Organic chicken broth

Last night I hijacked my local eco-group meeting to run a blind tasting of organic chicken broth. In the line-up were 9 store-bought varieties and one home-made broth.

  • Shoppers’ Drug Mart Nativa Organic (700mg/47%)
  • Shoppers’ Drug Mart Nativa Reduced Sodium Organic (520mg/35%)
  • Pacific Organic (590mg/39%)
  • Pacific Low Sodium Organic (80mg/5%)
  • Swansons organic: Costco (570mg/38%)
  • President’s Choice (PC) organic (800mg/53%)
  • GoBio Organic (from cubes) (952mg/63%)
  • Harvest Sun Organic (from powder/cubes) (470mg/31%)
  • Better than Bouillon Chicken Base (from paste) (700mg/47%)
  • Homemade (no salt added)

This turned out to be an interesting experiment for two main reasons.

The first is that we did not agree at all on which was the most tasty chicken broth option. I had thought there would be one outright winner.

The second is the issue of sodium content. In the list above, the milligram figure in brackets is the sodium content per cup (250ml) from the product label. The percentage figure I calculated myself.

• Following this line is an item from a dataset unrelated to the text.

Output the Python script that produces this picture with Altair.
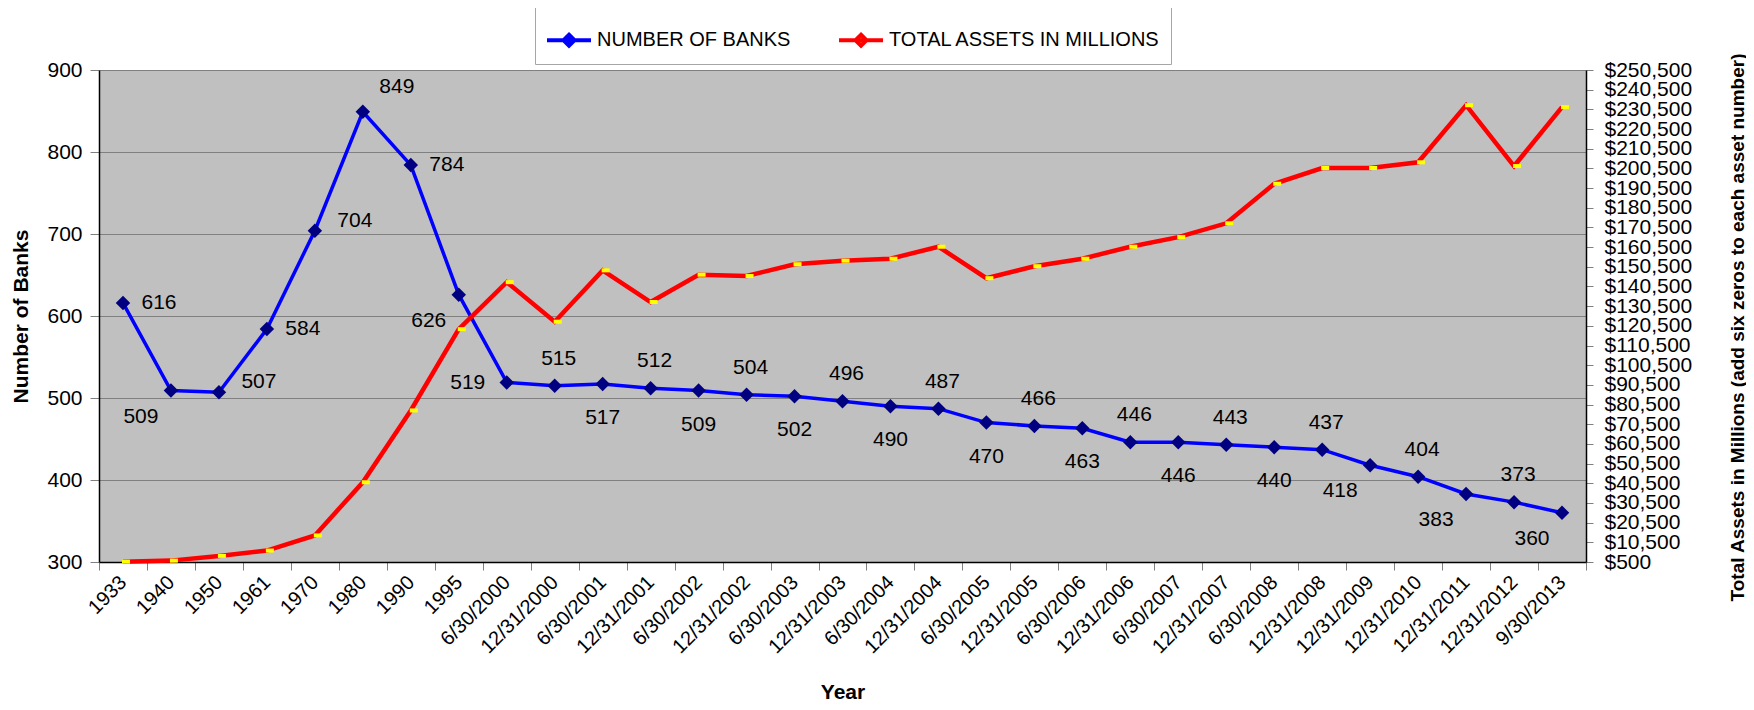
import altair as alt
import pandas as pd

dates = ["1933", "1940", "1950", "1961", "1970", "1980", "1990", "1995",
         "6/30/2000", "12/31/2000", "6/30/2001", "12/31/2001", "6/30/2002",
         "12/31/2002", "6/30/2003", "12/31/2003", "6/30/2004", "12/31/2004",
         "6/30/2005", "12/31/2005", "6/30/2006", "12/31/2006", "6/30/2007",
         "12/31/2007", "6/30/2008", "12/31/2008", "12/31/2009", "12/31/2010",
         "12/31/2011", "12/31/2012", "9/30/2013"]

banks = [616, 509, 507, 584, 704, 849, 784, 626, 519, 515, 517, 512, 509, 504,
         502, 496, 490, 487, 470, 466, 463, 446, 446, 443, 440, 437, 418, 404,
         383, 373, 360]

assets = [650, 1200, 3600, 6300, 14000, 41000, 77500, 118800, 142700, 122600,
          148700, 132600, 146500, 145800, 151800, 153600, 154600, 160700,
          144700, 150800, 154600, 160700, 165600, 172600, 192700, 200700,
          200700, 203600, 232600, 201700, 231600]

# where each bank-count label sits relative to its point
label_pos = ["R", "BL", "RU", "R", "RU", "AR", "R", "BL", "L", "A", "B", "A",
             "B", "A", "B", "A", "B", "A", "B", "A", "B", "A", "B", "A", "B",
             "A", "BL", "A", "BL", "A", "BL"]

left_ticks = [300, 400, 500, 600, 700, 800, 900]
right_ticks = list(range(500, 250501, 10000))

S_BANKS = "NUMBER OF BANKS"
S_ASSETS = "TOTAL ASSETS IN MILLIONS"

banks_df = pd.DataFrame({"Date": dates, "Series": S_BANKS, "Value": banks,
                         "Pos": label_pos})
assets_df = pd.DataFrame({"Date": dates, "Series": S_ASSETS, "Value": assets})

FONT = "Liberation Sans"

x_enc = alt.X(
    "Date:N", sort=dates,
    scale=alt.Scale(type="band", paddingInner=0, paddingOuter=0),
    axis=alt.Axis(title="Year", labelAngle=-45, labelAlign="right",
                  labelBaseline="middle", labelFontSize=20, labelPadding=9,
                  labelOverlap=False, labelColor="black",
                  tickBand="extent", tickColor="#808080", tickSize=8,
                  domainColor="black", domainWidth=1.5, grid=False,
                  titleFontSize=21, titleFontWeight="bold", titleY=130,
                  titleBaseline="middle", titleColor="black"))

y_left = alt.Y(
    "Value:Q", scale=alt.Scale(domain=[300, 900]),
    axis=alt.Axis(orient="left", values=left_ticks, title="Number of Banks",
                  grid=True, gridColor="#808080", tickColor="#808080",
                  tickSize=9, domainColor="black", domainWidth=1.5,
                  labelFontSize=21, labelPadding=8, labelColor="black",
                  titleFontSize=21, titleFontWeight="bold", titleX=-78,
                  titleBaseline="middle", titleColor="black"))

y_right = alt.Y(
    "Value:Q", scale=alt.Scale(domain=[500, 250500]),
    axis=alt.Axis(orient="right", values=right_ticks, format="$,.0f",
                  title="Total Assets in Millions (add six zeros to each asset number)",
                  grid=False, tickColor="#808080", tickSize=7,
                  domainColor="black", domainWidth=1.5,
                  labelFontSize=21, labelPadding=11, labelOverlap=False,
                  labelFlush=False, labelColor="black",
                  titleFontSize=19, titleFontWeight="bold", titleAngle=270,
                  titleX=151, titleY=257, titleBaseline="middle",
                  titleColor="black"))

stroke_scale = alt.Scale(domain=[S_BANKS, S_ASSETS], range=["#0000FF", "#FF0000"])
fill_scale = alt.Scale(domain=[S_BANKS, S_ASSETS], range=["#000080", "#FFFF00"])

legend = alt.Legend(
    title=None, orient="none", legendX=436, legendY=-64,
    direction="horizontal",
    symbolType="M-1,0L1,0M0,-0.25L0.25,0L0,0.25L-0.25,0Z",
    symbolSize=1936, symbolStrokeWidth=4, labelFontSize=20,
    labelColor="black", labelOffset=4, labelLimit=0, columnPadding=40,
    strokeColor="#A6A6A6", fillColor="white", padding=10)

banks_line = alt.Chart(banks_df).mark_line(strokeWidth=3.5).encode(
    x=x_enc, y=y_left,
    stroke=alt.Stroke("Series:N", scale=stroke_scale, legend=legend))
banks_pts = alt.Chart(banks_df).mark_point(
    shape="diamond", filled=True, size=210, opacity=1).encode(
    x=x_enc, y=y_left,
    fill=alt.Fill("Series:N", scale=fill_scale, legend=legend))

offsets = {"R": (36, 0), "RU": (40, -10), "AR": (34, -25), "L": (-39, 1),
           "A": (4, -27), "B": (0, 34), "BL": (-30, 26)}
label_layers = []
for key, (dx, dy) in offsets.items():
    label_layers.append(
        alt.Chart(banks_df).transform_filter(alt.datum.Pos == key)
        .mark_text(fontSize=21, dx=dx, dy=dy, align="center",
                   baseline="middle", color="black", font=FONT)
        .encode(x=x_enc, y=y_left, text="Value:Q"))

banks_layer = alt.layer(banks_line, banks_pts, *label_layers)

assets_line = alt.Chart(assets_df).mark_line(strokeWidth=4.5).encode(
    x=x_enc, y=y_right,
    stroke=alt.Stroke("Series:N", scale=stroke_scale, legend=legend))
assets_pts = alt.Chart(assets_df).mark_point(
    shape="M-1,-0.5L1,-0.5L1,0.5L-1,0.5Z", filled=True, size=64,
    opacity=1, xOffset=3).encode(
    x=x_enc, y=y_right,
    fill=alt.Fill("Series:N", scale=fill_scale, legend=legend))
assets_layer = alt.layer(assets_line, assets_pts)

chart = (
    alt.layer(banks_layer, assets_layer)
    .resolve_scale(y="independent")
    .properties(width=1487, height=492,
                padding={"left": 91, "top": 62, "right": 160, "bottom": 140},
                autosize=alt.AutoSizeParams(type="none"))
    .configure(font=FONT)
    .configure_view(fill="#C0C0C0", stroke=None)
)

chart.save("out.html", embed_options={"renderer": "svg", "actions": False})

I know labels display this percentage, but I found a discrepancy in percentages between the different brands. So I went to the Health Canada site and found the recommended daily sodium intake at source. This varies from <500mg/day for children under the age of one, to a maximum of 1,500mg for a regular adult (older adults should have less).

I am not quite sure wherein the disconnect lies. Based on the percentages they offer, most of the nutrition labels seem to be using a much higher figure (between 2,350 and 2,600mg) for recommended daily intake. Am I missing something? I can’t figure out this systematic error, but it is significant enough to be pretty worrying. And this is on top of existing doubts about the actual measuring of nutritional value.

The bottom line is that store-bought chicken broth is salty, very salty. Some varieties certainly taste saltier than others, but all (with the exception of the Pacific low sodium) are big offenders. The two stand outs on the list are the PC product (claims 33% but 53% by my calculations) and GoBio (claims 40%, 63% according to me). Shoppers sells a reduced sodium version of its organic chicken broth, but don’t be taken in: this is not low sodium (still at 35%).

The only genuinely low sodium offering I found was the Pacific brand at 5% (and, of course, my own broth).

So what of taste? I imagined my homemade version (just boiled bones, no veg added this time) would win hands down. Instead, it elicited comments such as `not enough body’ and ‘innocuous’. I wondered whether that might be partly to do with how much salt people are accustomed to (I seldom add salt to my cooking) but, given the results below, maybe not.

Perhaps I am just used to my own stock and like it. Generally I found the store broths to be very single dimensional…little depth or body to the flavour (a common comment). But now to the results.

First the losers. Nobody had much good to say about the Pacific regular, Shoppers regular or Swansons. I, personally, hated the Loblaws/PC brand but others found it OK.

Overall the top scorers, interestingly enough, were the Shoppers reduced sodium and the Pacific low sodium. One taster liked the über-salty GoBio, noting that it was `delicious but a little too salty’ (another taster thought it  `chemically’).

So there you have it. An unscientific test but an interesting one, for sure.

Ideally I would always make my own broth, but I know that is not always going to happen. So, my choice from now would be the Pacific low sodium variety. The ingredient list is a bit worrying (containing, as it does, cane juice – i.e. sugar – and something called `organic chicken flavour’: what is this if not the whole product?).

The price tends to be a little higher than the store-brand varieties (round here it ranges from about $2.99 to $3.49 for a litre while other brands can be had for closer to $1.99 if you catch the sales or buy in bulk), but the absent sodium and robust flavour make it worth it, in my view.

My last observation is that that I struggle with buying any heavy liquid product that contains largely water (wine is exempt here!). It is a terrible waste of energy and packaging. The tetrapaks that house most broths are recyclable in most places but are one of the hardest and most energy-demanding products to recycle.

For that reason, and because I am originally from the UK where these are the norm, I have always favoured broth cubes. I was therefore disappointed that the 2 powder/cube products in the test did not score more highly. I found them both very salty. I’ll continue to keep the Harvest Sun product as a stand-by, but the GoBio ones have to go before my blood pressure goes through the roof.

Better than Bouillon products, which have recently appeared on many supermarket shelves around here, are also interesting. They are made in the US and come in multiple flavours from lobster to mushroom (not all organic). They are hands-down the cheapest option. A glass jar of paste costs around $7 but makes around 10 litres of broth, by my calculation. The paste will last for several months in the fridge, once opened. Salt content is at the high end and the broth itself is a little soapy. But for those days when you just have to make a soup but do not have anything else at hand, its another reasonable option.